A non-disruptive and efficient knock-in approach allows fate tracing of resident osteoblast progenitors during repair of vertebral lesions in medaka

During bone development and repair, osteoblasts are recruited to bone deposition sites. To identify the origin of recruited osteoblasts, cell lineage tracing using Cre/loxP recombination is commonly used. However, a confounding factor is the use of transgenic Cre drivers that do not accurately recapitulate endogenous gene expression or the use of knock-in Cre drivers that alter endogenous protein activity or levels. Here, we describe a CRISPR/Cas9 homology-directed repair knock-in approach that allows efficient generation of Cre drivers controlled by the endogenous gene promoter. In addition, a selfcleaving peptide preserves the reading frame of the endogenous protein. Using this approach, we generated col10a1(p2a-CreERT2) knock-in medaka and show that tamoxifen-inducible CreERT2 efficiently recombined loxP sites in col10a1 cells. Similar knock-in efficiencies were obtained when two unrelated loci (osr1 and col2a1a) were targeted. Using live imaging, we traced the fate of col10a1 osteoblast progenitors during bone lesion repair in the medaka vertebral column.
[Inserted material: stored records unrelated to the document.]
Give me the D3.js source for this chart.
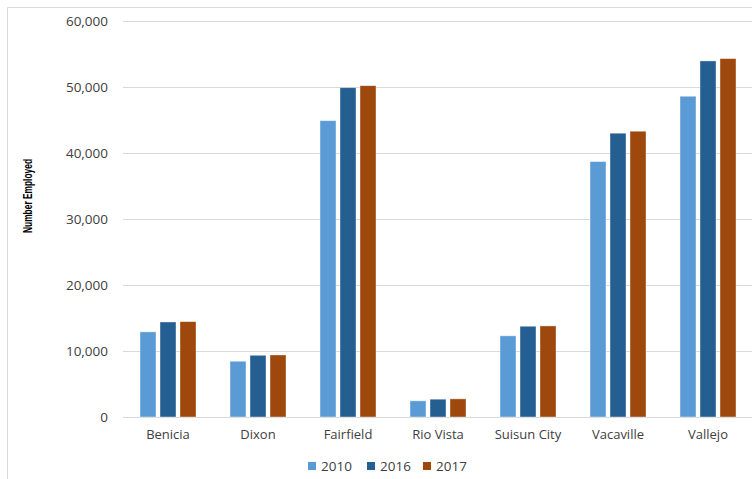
<!DOCTYPE html>
<html>
<head>
<meta charset="utf-8">
<script src="https://cdn.jsdelivr.net/npm/d3@7"></script>
<style>
  body { margin: 0; background: #fff; }
  svg { display: block; font-family: "Open Sans", sans-serif; }
</style>
</head>
<body>
<div id="chart-container"></div>
<script>
const cities = ["Benicia", "Dixon", "Fairfield", "Rio Vista", "Suisun City", "Vacaville", "Vallejo"];
const years = ["2010", "2016", "2017"];
const emp2010 = [12900, 8450, 44900, 2450, 12300, 38700, 48600];
const emp2016 = [14400, 9350, 49900, 2700, 13750, 43000, 53950];
const emp2017 = [14450, 9400, 50200, 2750, 13800, 43300, 54300];
const yTicks = [0, 10000, 20000, 30000, 40000, 50000, 60000];

const COLORS = { "2010": "#5b9bd5", "2016": "#255e91", "2017": "#9e480e" };
const values = { "2010": emp2010, "2016": emp2016, "2017": emp2017 };

const W = 752, H = 479;
const plot = { left: 123, right: 753, top: 21, bottom: 417 };

const svg = d3.select("#chart-container")
  .append("svg")
  .attr("width", W)
  .attr("height", H);

// frame (top + left edges visible)
svg.append("path")
  .attr("d", `M7.5,${H} V7.5 H${W}`)
  .attr("fill", "none")
  .attr("stroke", "#d9d9d9")
  .attr("stroke-width", 1);

const x0 = d3.scaleBand().domain(cities).range([plot.left, plot.right]);
const x1 = d3.scaleBand().domain(years).range([-28, 28]).paddingInner(0.2).paddingOuter(0);
const y = d3.scaleLinear().domain([0, 60000]).range([plot.bottom, plot.top]);

// gridlines
svg.append("g")
  .selectAll("line")
  .data(yTicks)
  .join("line")
  .attr("x1", plot.left).attr("x2", W)
  .attr("y1", d => Math.round(y(d)) + 0.5)
  .attr("y2", d => Math.round(y(d)) + 0.5)
  .attr("stroke", "#d9d9d9")
  .attr("stroke-width", 1);

// y tick labels
svg.append("g")
  .selectAll("text")
  .data(yTicks)
  .join("text")
  .attr("x", 108)
  .attr("y", d => y(d))
  .attr("dy", "0.35em")
  .attr("text-anchor", "end")
  .attr("font-size", 13.5)
  .attr("fill", "#404040")
  .text(d => d3.format(",")(d));

// y label (condensed look via textLength)
svg.append("text")
  .attr("transform", `translate(32,196) rotate(-90)`)
  .attr("text-anchor", "middle")
  .attr("font-family", "'Liberation Sans', sans-serif")
  .attr("font-weight", "bold")
  .attr("font-size", 12.5)
  .attr("textLength", 74)
  .attr("lengthAdjust", "spacingAndGlyphs")
  .attr("fill", "#000")
  .text("Number Employed");

// bars
const groups = svg.append("g")
  .selectAll("g")
  .data(cities)
  .join("g")
  .attr("transform", d => `translate(${x0(d) + x0.bandwidth() / 2},0)`);

groups.selectAll("rect")
  .data((c, i) => years.map(yr => ({ yr, v: values[yr][i] })))
  .join("rect")
  .attr("x", d => x1(d.yr))
  .attr("width", x1.bandwidth())
  .attr("y", d => y(d.v))
  .attr("height", d => y(0) - y(d.v))
  .attr("fill", d => COLORS[d.yr])
  .attr("stroke", "#ffffff")
  .attr("stroke-opacity", 0.5)
  .attr("stroke-width", 0.8);

// category labels
svg.append("g")
  .selectAll("text")
  .data(cities)
  .join("text")
  .attr("x", d => x0(d) + x0.bandwidth() / 2)
  .attr("y", 434)
  .attr("dy", "0.35em")
  .attr("text-anchor", "middle")
  .attr("font-size", 13)
  .attr("fill", "#404040")
  .text(d => d);

// legend
const legendX = [308, 367, 423];
const legend = svg.append("g").attr("transform", "translate(0,466)");
years.forEach((yr, i) => {
  legend.append("rect")
    .attr("x", legendX[i]).attr("y", -4)
    .attr("width", 8).attr("height", 8)
    .attr("fill", COLORS[yr]);
  legend.append("text")
    .attr("x", legendX[i] + 13).attr("y", 0)
    .attr("dy", "0.35em")
    .attr("font-size", 13.5)
    .attr("fill", "#404040")
    .text(yr);
});
</script>
</body>
</html>
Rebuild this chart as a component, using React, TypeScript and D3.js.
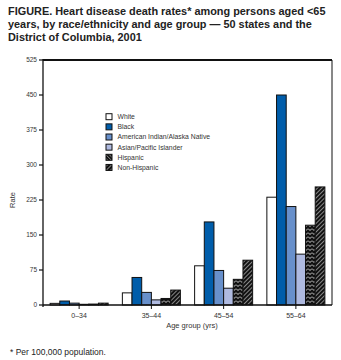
import React from "react";
import * as d3 from "d3";

const categories = ["0–34", "35–44", "45–54", "55–64"];
const seriesNames = ["White", "Black", "American Indian/Alaska Native", "Asian/Pacific Islander", "Hispanic", "Non-Hispanic"];
const white = [3.5, 26, 84, 231];
const black = [8.5, 59, 178, 450];
const aian = [4, 27, 74, 211];
const api = [1.5, 11, 36, 109];
const hispanic = [2, 14, 55, 171];
const nonHispanic = [4, 32, 96, 253];
const yTicks = [0, 75, 150, 225, 300, 375, 450, 525];
const titleLines = [
  "FIGURE. Heart disease death rates* among persons aged <65",
  "years, by race/ethnicity and age group — 50 states and the",
  "District of Columbia, 2001",
];

const seriesValues = [white, black, aian, api, hispanic, nonHispanic];
const fills = ["#ffffff", "#005DAA", "#6890CB", "#AFBAE0", "url(#hisp)", "url(#nonhisp)"];

export default function App() {
  const W = 341, H = 360;
  const left = 43, right = 332, top = 60, bottom = 305;
  const x = d3.scaleBand<string>().domain(categories).range([left, right]).paddingInner(0.197).paddingOuter(0.0985);
  const xs = d3.scaleBand<number>().domain(d3.range(seriesNames.length)).range([0, x.bandwidth()]);
  const y = d3.scaleLinear().domain([0, 525]).range([bottom, top]);
  const font = "'Liberation Sans', Arial, sans-serif";
  const legX = 106, legY0 = 116.7, legStep = 10.15;

  return (
    <svg width={W} height={H} style={{ display: "block", position: "absolute", left: 0, top: 0 }} fontFamily={font}>
      <defs>
        <pattern id="hisp" patternUnits="userSpaceOnUse" width="4" height="4">
          <rect width="4" height="4" fill="#111" />
          <path d="M0,0.5 L2,2.5 L4,0.5" stroke="#fff" strokeWidth="0.8" fill="none" />
        </pattern>
        <pattern id="nonhisp" patternUnits="userSpaceOnUse" width="3" height="3" patternTransform="rotate(45)">
          <rect width="3" height="3" fill="#111" />
          <line x1="0" y1="0" x2="0" y2="3" stroke="#fff" strokeWidth="1" />
        </pattern>
        <pattern id="hispLeg" patternUnits="userSpaceOnUse" width="2.5" height="2.5" patternTransform="rotate(-45)">
          <rect width="2.5" height="2.5" fill="#111" />
          <line x1="0" y1="0" x2="0" y2="2.5" stroke="#fff" strokeWidth="0.8" />
        </pattern>
      </defs>
      <rect width={W} height={H} fill="#fff" />
      {titleLines.map((t, i) => (
        <text key={i} x={8} y={14.5 + i * 13} fontSize={10.9} fontWeight="bold" fill="#222">{t}</text>
      ))}

      {/* bars */}
      {categories.map((c, ci) => (
        <g key={c}>
          {seriesValues.map((vals, si) => (
            <rect key={si}
              x={(x(c) as number) + (xs(si) as number)}
              y={y(vals[ci])}
              width={xs.bandwidth()}
              height={bottom - y(vals[ci])}
              fill={fills[si]}
              stroke="#111" strokeWidth={1} />
          ))}
        </g>
      ))}

      {/* frame */}
      <line x1={left} x2={right} y1={top} y2={top} stroke="#111" strokeWidth={2} />
      <line x1={right} x2={right} y1={top} y2={bottom} stroke="#111" strokeWidth={1} />
      <line x1={left} x2={left} y1={top - 1} y2={bottom + 2} stroke="#111" strokeWidth={1.3} />
      <line x1={left} x2={right} y1={bottom} y2={bottom} stroke="#111" strokeWidth={1.5} />

      {/* y ticks */}
      {yTicks.map((t) => (
        <g key={t}>
          <line x1={left - 4} x2={left} y1={y(t)} y2={y(t)} stroke="#111" strokeWidth={1.2} />
          <text x={left - 6} y={y(t)} dy="0.35em" fontSize={6.5} textAnchor="end" fill="#333">{t}</text>
        </g>
      ))}
      {/* x ticks */}
      {categories.map((c) => {
        const cx = (x(c) as number) + x.bandwidth() / 2;
        return (
          <g key={c}>
            <line x1={cx} x2={cx} y1={bottom} y2={bottom + 4} stroke="#111" strokeWidth={1} />
            <text x={cx} y={318} fontSize={7} textAnchor="middle" fill="#333">{c}</text>
          </g>
        );
      })}

      <text transform={`translate(15,200) rotate(-90)`} fontSize={7.5} textAnchor="middle" fill="#333">Rate</text>
      <text x={192} y={328} fontSize={7.5} textAnchor="middle" fill="#333">Age group (yrs)</text>

      {/* legend */}
      {seriesNames.map((n, i) => (
        <g key={n}>
          <rect x={legX} y={legY0 + i * legStep - 3} width={6} height={6}
            fill={i === 4 ? "url(#hispLeg)" : fills[i]} stroke="#111" strokeWidth={1} />
          <text x={117.5} y={legY0 + i * legStep} dy="0.35em" fontSize={6.8} fill="#333">{n}</text>
        </g>
      ))}

      <text x={10} y={355} fontSize={8.5} fill="#222">* Per 100,000 population.</text>
    </svg>
  );
}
We show that col10a1 cells at neural arches represent a mobilizable cellular source for bone repair. Together, our study describes a previously unreported strategy for precise cell lineage tracing via efficient and non-disruptive knock-in of Cre.

Automated summary

This study describes a CRISPR/Cas9 homology-directed repair knock-in approach for precise cell lineage tracing via efficient and non-disruptive insertion of Cre drivers controlled by endogenous gene promoters. Using this method, the fate of col10a1 osteoblast progenitors during bone lesion repair in medaka vertebral column was traced, revealing that col10a1 cells at neural arches serve as a mobilizable cellular source for bone repair.